◆ **DATA EXCERPTS**

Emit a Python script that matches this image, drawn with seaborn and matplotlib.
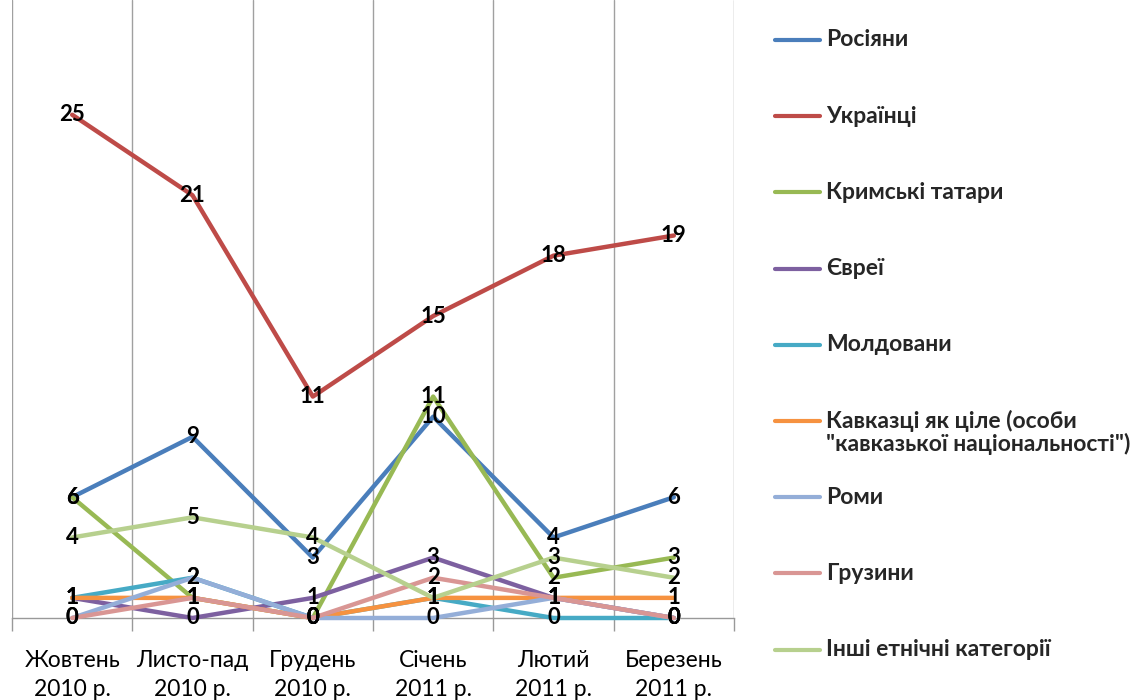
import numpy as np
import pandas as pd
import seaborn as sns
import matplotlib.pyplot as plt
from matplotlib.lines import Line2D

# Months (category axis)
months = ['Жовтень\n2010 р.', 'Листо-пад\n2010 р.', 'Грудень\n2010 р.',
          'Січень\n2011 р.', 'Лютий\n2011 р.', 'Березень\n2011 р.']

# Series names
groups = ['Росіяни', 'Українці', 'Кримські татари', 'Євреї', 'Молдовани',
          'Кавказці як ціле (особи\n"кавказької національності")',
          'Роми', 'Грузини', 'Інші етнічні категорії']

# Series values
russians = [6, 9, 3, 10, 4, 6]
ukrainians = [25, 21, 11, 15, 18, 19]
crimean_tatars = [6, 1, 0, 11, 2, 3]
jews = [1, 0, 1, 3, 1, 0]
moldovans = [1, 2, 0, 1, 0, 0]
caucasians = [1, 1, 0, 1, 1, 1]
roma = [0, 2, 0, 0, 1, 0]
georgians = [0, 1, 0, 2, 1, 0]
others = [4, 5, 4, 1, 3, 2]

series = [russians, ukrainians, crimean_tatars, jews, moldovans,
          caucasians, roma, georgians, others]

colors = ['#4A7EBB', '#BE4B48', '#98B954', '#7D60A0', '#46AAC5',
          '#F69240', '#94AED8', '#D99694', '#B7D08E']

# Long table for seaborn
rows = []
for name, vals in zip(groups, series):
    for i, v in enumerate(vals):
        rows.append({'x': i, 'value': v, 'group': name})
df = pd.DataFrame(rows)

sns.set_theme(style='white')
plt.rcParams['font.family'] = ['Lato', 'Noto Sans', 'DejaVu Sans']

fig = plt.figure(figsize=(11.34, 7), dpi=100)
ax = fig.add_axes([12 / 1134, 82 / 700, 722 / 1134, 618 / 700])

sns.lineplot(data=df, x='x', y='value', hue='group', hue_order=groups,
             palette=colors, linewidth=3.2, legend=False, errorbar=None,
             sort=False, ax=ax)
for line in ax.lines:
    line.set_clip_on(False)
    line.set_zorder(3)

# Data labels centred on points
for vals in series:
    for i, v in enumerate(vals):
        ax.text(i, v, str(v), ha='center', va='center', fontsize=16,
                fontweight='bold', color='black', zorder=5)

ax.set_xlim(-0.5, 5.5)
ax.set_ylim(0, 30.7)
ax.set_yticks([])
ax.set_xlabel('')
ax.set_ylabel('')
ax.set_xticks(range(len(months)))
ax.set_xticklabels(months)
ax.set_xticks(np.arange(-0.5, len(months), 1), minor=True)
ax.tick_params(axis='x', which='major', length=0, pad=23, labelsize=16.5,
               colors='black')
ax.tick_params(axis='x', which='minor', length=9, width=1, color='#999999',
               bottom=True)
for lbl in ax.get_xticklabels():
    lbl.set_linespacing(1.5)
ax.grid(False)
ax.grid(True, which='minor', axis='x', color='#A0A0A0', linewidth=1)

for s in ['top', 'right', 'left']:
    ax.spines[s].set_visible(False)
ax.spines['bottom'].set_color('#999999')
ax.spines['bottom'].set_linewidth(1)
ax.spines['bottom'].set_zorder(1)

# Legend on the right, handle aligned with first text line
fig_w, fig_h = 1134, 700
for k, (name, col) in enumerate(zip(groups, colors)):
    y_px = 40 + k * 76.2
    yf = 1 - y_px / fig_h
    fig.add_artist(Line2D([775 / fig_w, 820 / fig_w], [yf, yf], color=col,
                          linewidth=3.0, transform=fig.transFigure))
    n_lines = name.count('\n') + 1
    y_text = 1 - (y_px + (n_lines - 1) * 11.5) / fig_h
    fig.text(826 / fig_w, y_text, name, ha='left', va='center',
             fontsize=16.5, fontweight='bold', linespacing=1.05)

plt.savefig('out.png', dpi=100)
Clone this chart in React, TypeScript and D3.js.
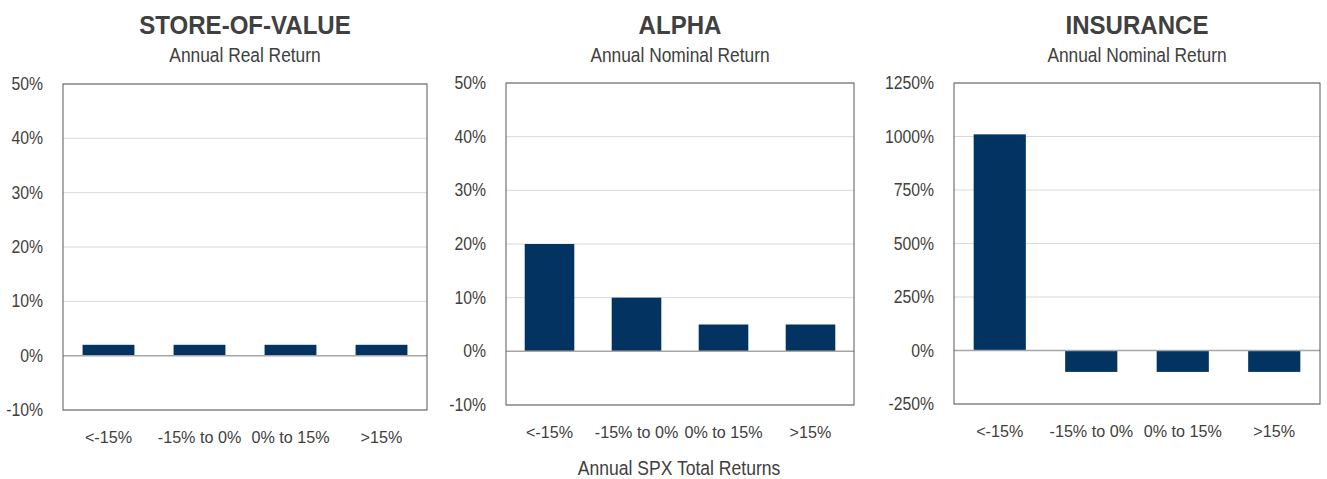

◆ **THE TASK**
From the first line of the listing above, repeat every line through the one holding "from matplotlib.lines import Line2D". Both ends count, and pictures stay out.

◆ **WRITTEN RESPONSE**
Emit a Python script that matches this image, drawn with seaborn and matplotlib.
import numpy as np
import pandas as pd
import seaborn as sns
import matplotlib.pyplot as plt
from matplotlib.lines import Line2D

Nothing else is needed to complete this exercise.